Le résultat mitigé de l'équipe nationale en phase finale de la Coupe d'Afrique des nations a augmenté la pression sur M. Raouraoua. Alors que l'équipe était promise à remporter la CAN, elle n'est même pas passée en demi-finales. Ce qui a poussé le président de la FAF à mettre sur la table deux nouvelles cartes susceptibles de retourner l'opinion en sa faveur. Il a d'abord laissé entendre que le Franco-algérien Nabil Fekir aurait choisi de jouer pour l'équipe d'Algérie alors qu'il était sollicité par l'équipe de France. Fekir apparaît comme un joueur de très haut niveau, potentiellement capable d'atteindre le niveau de Benzema et peut-être même celui de Zidane. En faire un international algérien constituerait assurément un gros coup. Mais Fekir a désavoué Raouraoua en choisissant la France.

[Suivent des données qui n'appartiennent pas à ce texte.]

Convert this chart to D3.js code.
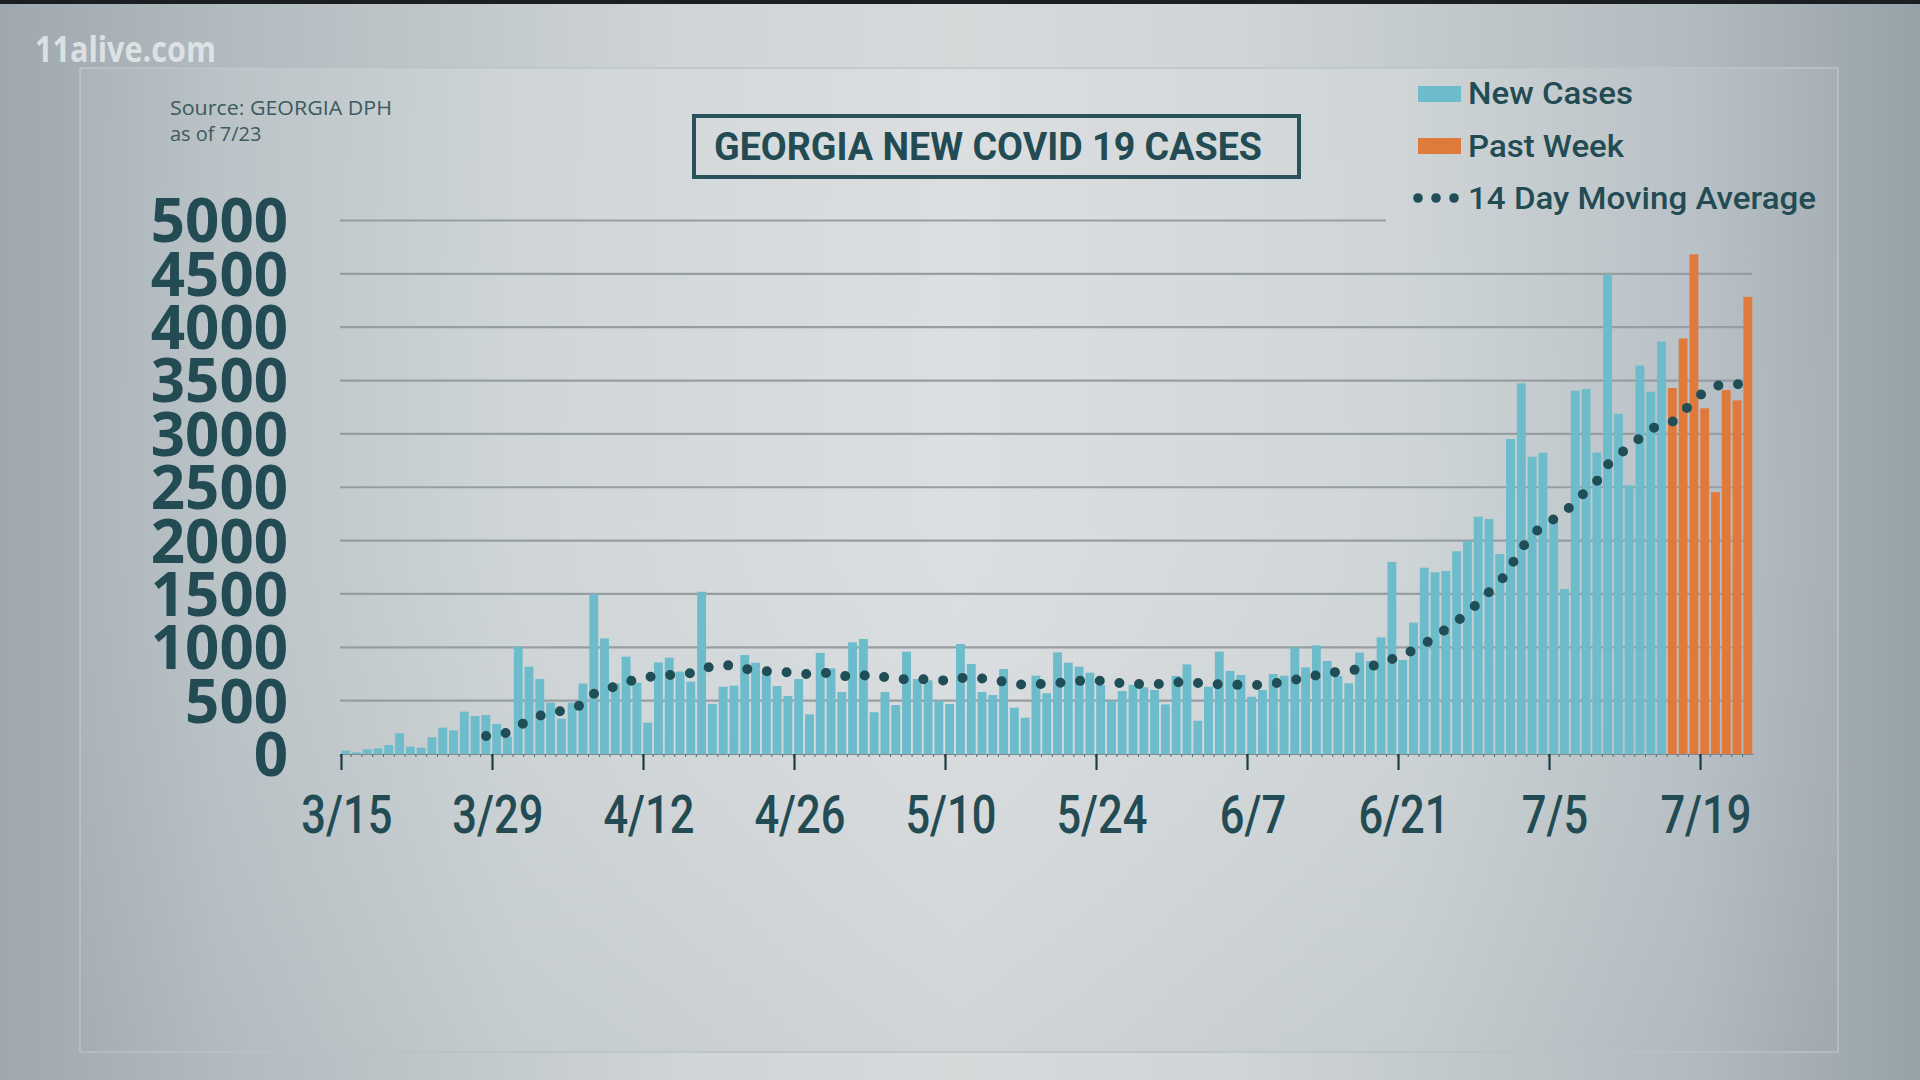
<!DOCTYPE html>
<html><head><meta charset="utf-8">
<script src="https://cdn.jsdelivr.net/npm/d3@7"></script>
<style>
html,body{margin:0;padding:0;width:1920px;height:1080px;overflow:hidden;background:#c3cace;}
svg{display:block}
</style></head><body>
<svg id="chart" width="1920" height="1080"></svg>
<script>
// ---------------- DATA ----------------
const startDate = "2020-03-15";
// daily new cases 3/15 .. 7/15
const newCases = [31,15,44,53,84,194,69,59,156,247,
  222,397,356,365,281,162,1006,818,703,481,
  331,481,660,1497,1084,662,912,668,294,859,
  903,772,678,1521,469,631,640,928,856,772,
  637,544,703,372,947,803,581,1047,1078,391,
  581,459,959,703,690,500,469,1031,843,581,
  553,797,434,340,734,569,953,856,818,762,
  647,500,590,647,625,600,465,731,840,312,
  631,959,778,740,537,600,750,734,1000,812,
  1018,872,731,662,950,872,1093,1800,881,1231,
  1746,1703,1715,1900,1996,2224,2202,1874,2952,3474,
  2786,2824,2181,1546,3405,3421,2825,4493,3189,2519,
  3640,3395,3865];
// past week 7/16 .. 7/23
const pastWeek = [3430,3894,4683,3240,2454,3411,3314,4284];
// 14 day moving average, 3/28 .. 7/23
const maStartOffset = 13;
const movingAverage = [169,185,200,260,320,360,385,403,430,465,
  565,605,634,670,705,722,732,740,750,758,
  790,826,830,832,800,779,776,772,766,755,
  747,755,762,735,718,735,745,720,706,700,
  700,700,692,686,712,720,708,700,676,660,
  646,652,662,666,672,685,692,686,676,662,
  656,656,656,656,670,681,666,653,653,652,
  646,645,650,660,675,695,718,738,756,772,
  785,792,820,848,890,925,975,1030,1100,1170,
  1245,1320,1420,1520,1610,1760,1930,2045,2155,2200,
  2260,2380,2460,2560,2712,2790,2900,2960,3050,3080,
  3115,3200,3330,3390,3450,3465,3465,3465];
const yTicks = [0,500,1000,1500,2000,2500,3000,3500,4000,4500,5000];
const xTickLabels = ["3/15","3/29","4/12","4/26","5/10","5/24","6/7","6/21","7/5","7/19"];
const legendLabels = ["New Cases","Past Week","14 Day Moving Average"];

// ---------------- STYLE ----------------
const C = {
  text:"#234b53", blue:"#6dbccb", orange:"#e07a3c", dot:"#1f4e56",
  grid:"#979ea1", tick:"#1f3d44"
};

const svg = d3.select("#chart");
const defs = svg.append("defs");

function linGrad(id, stops, vertical){
  const g = defs.append("linearGradient").attr("id",id)
    .attr("x1","0").attr("y1","0").attr("x2",vertical?"0":"1").attr("y2",vertical?"1":"0");
  stops.forEach(s=>g.append("stop").attr("offset",s[0]).attr("stop-color",s[1]).attr("stop-opacity",s[2]===undefined?1:s[2]));
}
linGrad("bgOuter",[[0,"#9ea8ae"],[0.12,"#b2bbc0"],[0.35,"#cfd4d6"],[0.5,"#d7dadb"],[0.65,"#cfd4d6"],[0.88,"#b2bbc0"],[1,"#97a2a8"]]);
linGrad("bgPanel",[[0,"#a6b0b6"],[0.08,"#b7c0c4"],[0.25,"#cdd3d5"],[0.5,"#dadddf"],[0.75,"#cdd3d5"],[0.92,"#b5bec3"],[1,"#a1abb1"]]);
linGrad("bgShade",[[0,"#ffffff",0.05],[0.45,"#ffffff",0.06],[1,"#8c989e",0.12]],true);

svg.append("rect").attr("width",1920).attr("height",1080).attr("fill","url(#bgOuter)");
svg.append("rect").attr("width",1920).attr("height",4).attr("fill","#1b1f21");
svg.append("rect").attr("x",80).attr("y",68).attr("width",1758).attr("height",984)
  .attr("fill","url(#bgPanel)").attr("stroke","#bcc4c8").attr("stroke-width",1.5);
svg.append("rect").attr("x",80).attr("y",68).attr("width",1758).attr("height",984)
  .attr("fill","url(#bgShade)");

// ---------------- SCALES ----------------
const parse = d3.timeParse("%Y-%m-%d");
const d0 = parse(startDate);
const allCases = newCases.concat(pastWeek);
const nDays = allCases.length;
const days = allCases.map((v,i)=>({date:d3.timeDay.offset(d0,i), value:v, past:i>=newCases.length}));

const x = d3.scaleTime().domain([d0, d3.timeDay.offset(d0,nDays)]).range([341, 341+nDays*10.786]);
const dayW = x(d3.timeDay.offset(d0,1)) - x(d0);
const y = d3.scaleLinear().domain([0,5000]).range([754, 220.5]);

// ---------------- GRID ----------------
svg.append("g").selectAll("line").data(yTicks.filter(v=>v>0)).join("line")
  .attr("x1",340).attr("x2",v=>v===5000?1386:1752)
  .attr("y1",v=>y(v)).attr("y2",v=>y(v))
  .attr("stroke",C.grid).attr("stroke-width",2.2);

// baseline
svg.append("line").attr("x1",340).attr("x2",x.range()[1]).attr("y1",y(0)+0.5).attr("y2",y(0)+0.5)
  .attr("stroke","#7f8c91").attr("stroke-width",1.2);

// ---------------- BARS ----------------
svg.append("g").selectAll("rect").data(days).join("rect")
  .attr("x",d=>x(d.date)+0.2)
  .attr("width",dayW-1.9)
  .attr("y",d=>y(d.value))
  .attr("height",d=>y(0)-y(d.value))
  .attr("fill",d=>d.past?C.orange:C.blue);

// small daily ticks
svg.append("g").selectAll("line").data(days).join("line")
  .attr("x1",d=>x(d.date)-0.6).attr("x2",d=>x(d.date)-0.6)
  .attr("y1",y(0)).attr("y2",y(0)+3)
  .attr("stroke","#55696f").attr("stroke-width",1);

// ---------------- MOVING AVERAGE ----------------
const maData = movingAverage.map((v,i)=>({date:d3.timeDay.offset(d0,i+maStartOffset), value:v}));
const line = d3.line().x(d=>x(d.date)+dayW*0.45).y(d=>y(d.value));
svg.append("path").datum(maData).attr("d",line)
  .attr("fill","none").attr("stroke",C.dot).attr("stroke-width",10)
  .attr("stroke-linecap","round").attr("stroke-dasharray","0 19.74");

// ---------------- AXES ----------------
const tickDates = xTickLabels.map(l=>d3.timeParse("%m/%d/%Y")(l+"/2020"));
const gx = svg.append("g").attr("transform",`translate(0,${y(0)})`)
  .call(d3.axisBottom(x).tickValues(tickDates).tickSize(16).tickFormat((d,i)=>xTickLabels[i]));
gx.select(".domain").remove();
gx.selectAll(".tick line").attr("stroke",C.tick).attr("stroke-width",2.2);
gx.selectAll(".tick text")
  .attr("y",79).attr("dy",0)
  .attr("transform",`translate(${dayW/2},0) scale(0.82,1)`)
  .attr("fill",C.text).attr("font-family","Roboto, sans-serif").attr("font-weight",500)
  .attr("font-size",53);

const gy = svg.append("g").attr("transform","translate(288,0)")
  .call(d3.axisLeft(y).tickValues(yTicks).tickSize(0).tickPadding(0).tickFormat(d3.format("d")));
gy.select(".domain").remove();
gy.selectAll(".tick text").attr("dy","0.357em")
  .attr("fill",C.text).attr("font-family","'Open Sans', sans-serif").attr("font-weight",700)
  .attr("font-size",60);

// ---------------- TEXTS ----------------
svg.append("text").attr("x",35).attr("y",62).text("11alive.com")
  .attr("font-family","'Open Sans', sans-serif").attr("font-weight",700).attr("font-size",35)
  .attr("textLength",181).attr("lengthAdjust","spacingAndGlyphs")
  .attr("fill","#e4e8ea").attr("fill-opacity",0.9);

svg.append("text").attr("x",170).attr("y",115).text("Source: GEORGIA DPH")
  .attr("font-family","'Open Sans', sans-serif").attr("font-size",20).attr("fill","#3b5a60")
  .attr("textLength",222).attr("lengthAdjust","spacingAndGlyphs");
svg.append("text").attr("x",170).attr("y",141).text("as of 7/23")
  .attr("font-family","'Open Sans', sans-serif").attr("font-size",20).attr("fill","#3b5a60");

// title box
svg.append("rect").attr("x",694).attr("y",116).attr("width",605).attr("height",61)
  .attr("fill","none").attr("stroke","#2a525a").attr("stroke-width",4);
svg.append("text").attr("x",714).attr("y",160).text("GEORGIA NEW COVID 19 CASES")
  .attr("font-family","Roboto, sans-serif").attr("font-weight",700).attr("font-size",39)
  .attr("textLength",548).attr("lengthAdjust","spacingAndGlyphs").attr("fill",C.text);

// legend
const leg = svg.append("g");
leg.append("rect").attr("x",1418).attr("y",86).attr("width",43).attr("height",16).attr("fill",C.blue);
leg.append("rect").attr("x",1418).attr("y",138).attr("width",43).attr("height",16).attr("fill",C.orange);
leg.selectAll("circle").data([0,1,2]).join("circle")
  .attr("cx",d=>1418+d*18).attr("cy",198).attr("r",4.8).attr("fill",C.dot);
const legPos = [{y:104,w:165},{y:157,w:156},{y:209,w:348}];
leg.selectAll("text").data(legendLabels).join("text")
  .attr("x",1468).attr("y",(d,i)=>legPos[i].y).text(d=>d)
  .attr("font-family","Roboto, sans-serif").attr("font-weight",500).attr("font-size",32)
  .attr("textLength",(d,i)=>legPos[i].w).attr("lengthAdjust","spacingAndGlyphs")
  .attr("fill",C.text);
</script>
</body></html>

Est-ce la mésaventure qui pousse Raouraoua à se montrer plus modeste ? En tous les cas, il commence à se montrer moins sûr de lui. Pendant de longs mois, il montrait une certaine assurance en parlant des chances de l'Algérie d'organiser la CAN en 2017. Depuis quelques semaines, il fait profil bas, notamment depuis que plusieurs voix en Algérie ont émis des doutes sur les chances de l'Algérie. Anticipant peut-être un nouvel échec, M. Raouraoua est allé jusqu'à dire que le dossier de candidature n'est pas présenté par la FAF, mais par l'Etat algérien. Le ministre des Sports, M. Tahmi, a été contraint de rectifier mardi dernier, en déclarant que le gouvernement appuie la candidature, mais que son promoteur reste la FAF. Est-ce une manière pour M. Tahmi de prendre ses distances vis-à-vis d'un homme en perte de vitesse? Ou est-ce un sauve-qui-peut général dans un milieu où on pressent l'échec ? En tout état de cause, cette succession de revers que subit Raouraoua rappelle à tous ceux gravitent autour du pouvoir la fragilité des positions acquises grâce au pouvoir qui peut tout offrir, mais qui peut aussi tout reprendre.